## The data
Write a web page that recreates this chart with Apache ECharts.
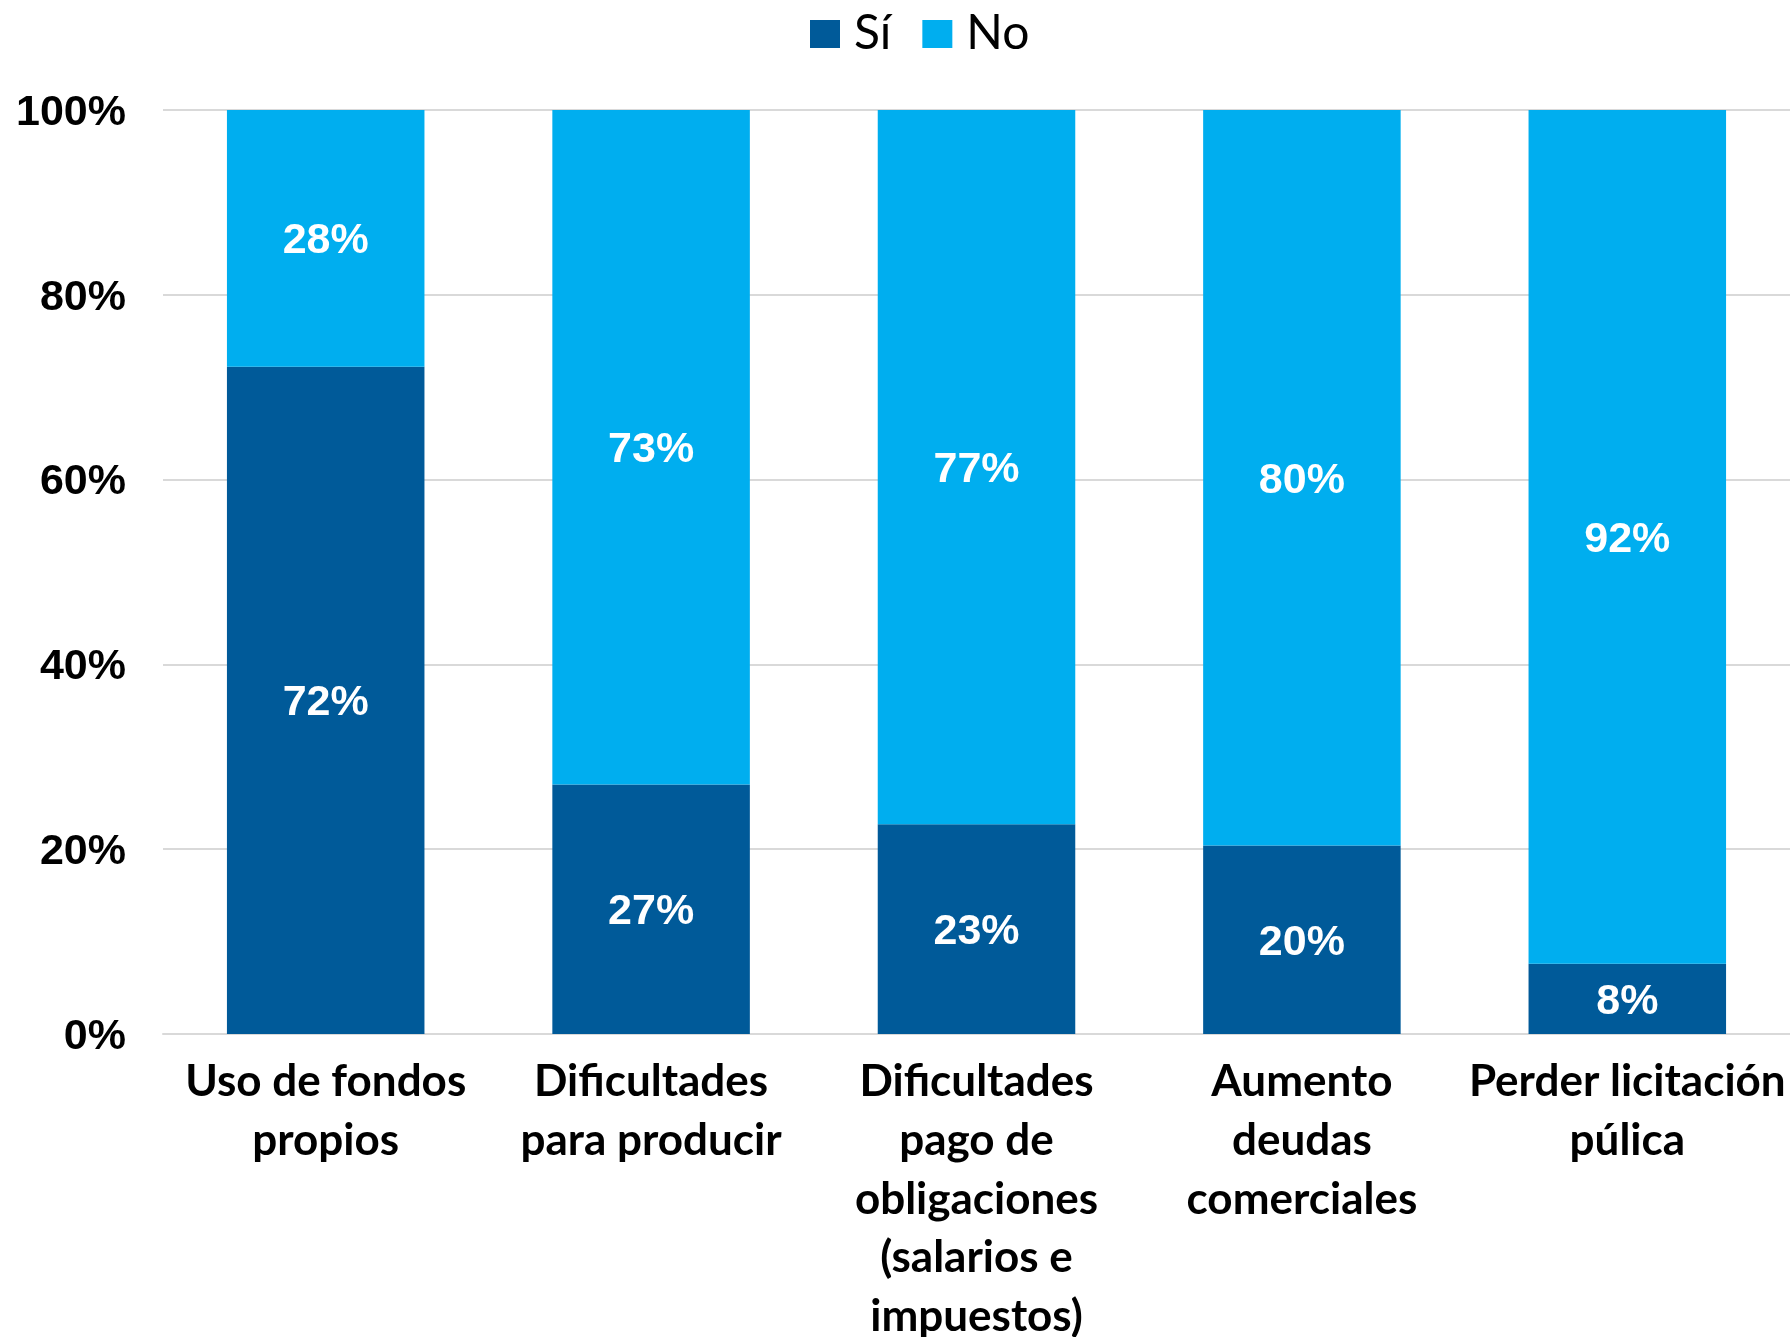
<!DOCTYPE html>
<html><head><meta charset="utf-8">
<script src="https://cdn.jsdelivr.net/npm/echarts@6/dist/echarts.min.js"></script>
<style>html,body{margin:0;padding:0;background:#fff}#c{width:1790px;height:1337px}</style>
</head><body><div id="c"></div>
<script>
const categories = ["Uso de fondos\npropios", "Dificultades\npara producir", "Dificultades\npago de\nobligaciones\n(salarios e\nimpuestos)", "Aumento\ndeudas\ncomerciales", "Perder licitación\npúlica"];
const seriesNames = ["Sí", "No"];
const siValues = [72.2, 27.0, 22.7, 20.4, 7.6];
const noValues = [27.8, 73.0, 77.3, 79.6, 92.4];
const yTicks = [0, 20, 40, 60, 80, 100];

const chart = echarts.init(document.getElementById('c'), null, {renderer: 'canvas'});
const labelStyle = {
  show: true, position: 'inside', color: '#fff', offset: [0, 3],
  fontFamily: 'Liberation Sans', fontWeight: 'bold', fontSize: 43,
  formatter: p => Math.round(p.value) + '%'
};
chart.setOption({
  animation: false,
  legend: {
    data: seriesNames, top: 5, left: 805,
    itemWidth: 30, itemHeight: 28, itemGap: 31,
    textStyle: {fontFamily: 'Lato', fontSize: 48, color: '#000', padding: [0, 0, 0, 9]},
    icon: 'rect'
  },
  grid: {left: 163, right: 0, top: 110, bottom: 303, containLabel: false, outerBoundsMode: 'none'},
  xAxis: {
    type: 'category', data: categories,
    axisTick: {show: false},
    axisLine: {lineStyle: {color: '#D9D9D9', width: 2}},
    axisLabel: {
      interval: 0, margin: 19, color: '#000',
      fontFamily: 'Lato', fontWeight: 'bold', fontSize: 44, lineHeight: 58.6
    }
  },
  yAxis: {
    type: 'value', min: 0, max: 100, interval: 20,
    axisLine: {show: false}, axisTick: {show: false},
    splitLine: {lineStyle: {color: '#D9D9D9', width: 2}},
    axisLabel: {
      margin: 37, color: '#000', fontFamily: 'Liberation Sans', fontWeight: 'bold', fontSize: 43,
      formatter: v => yTicks.includes(v) ? '{v|' + v + '%}' : '',
      rich: {v: {fontFamily: 'Liberation Sans', fontWeight: 'bold', fontSize: 43, color: '#000', padding: [6, 0, 0, 0]}}
    }
  },
  series: [
    {name: seriesNames[0], type: 'bar', stack: 'a', data: siValues, barWidth: '60.7%',
     itemStyle: {color: '#005A99'}, label: labelStyle},
    {name: seriesNames[1], type: 'bar', stack: 'a', data: noValues, barWidth: '60.7%',
     itemStyle: {color: '#00AEEF'}, label: labelStyle}
  ]
});
</script></body></html>
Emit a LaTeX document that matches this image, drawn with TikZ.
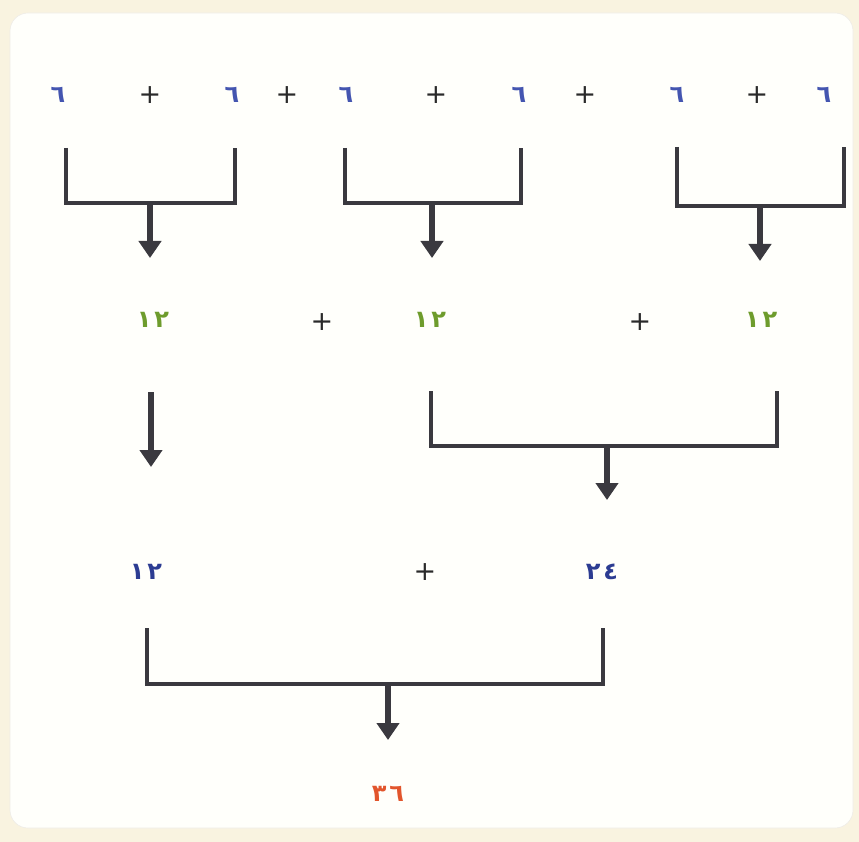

## Goal
Transcribe the opening line of the listing above, please, and every line after it through the line with "const yTicks = [0, 20, 40, 60, 80, 100];", word for word, without pictures.

## Finished task
Write a web page that recreates this chart with Apache ECharts.
<!DOCTYPE html>
<html><head><meta charset="utf-8">
<script src="https://cdn.jsdelivr.net/npm/echarts@6/dist/echarts.min.js"></script>
<style>html,body{margin:0;padding:0;background:#fff}#c{width:1790px;height:1337px}</style>
</head><body><div id="c"></div>
<script>
const categories = ["Uso de fondos\npropios", "Dificultades\npara producir", "Dificultades\npago de\nobligaciones\n(salarios e\nimpuestos)", "Aumento\ndeudas\ncomerciales", "Perder licitación\npúlica"];
const seriesNames = ["Sí", "No"];
const siValues = [72.2, 27.0, 22.7, 20.4, 7.6];
const noValues = [27.8, 73.0, 77.3, 79.6, 92.4];
const yTicks = [0, 20, 40, 60, 80, 100];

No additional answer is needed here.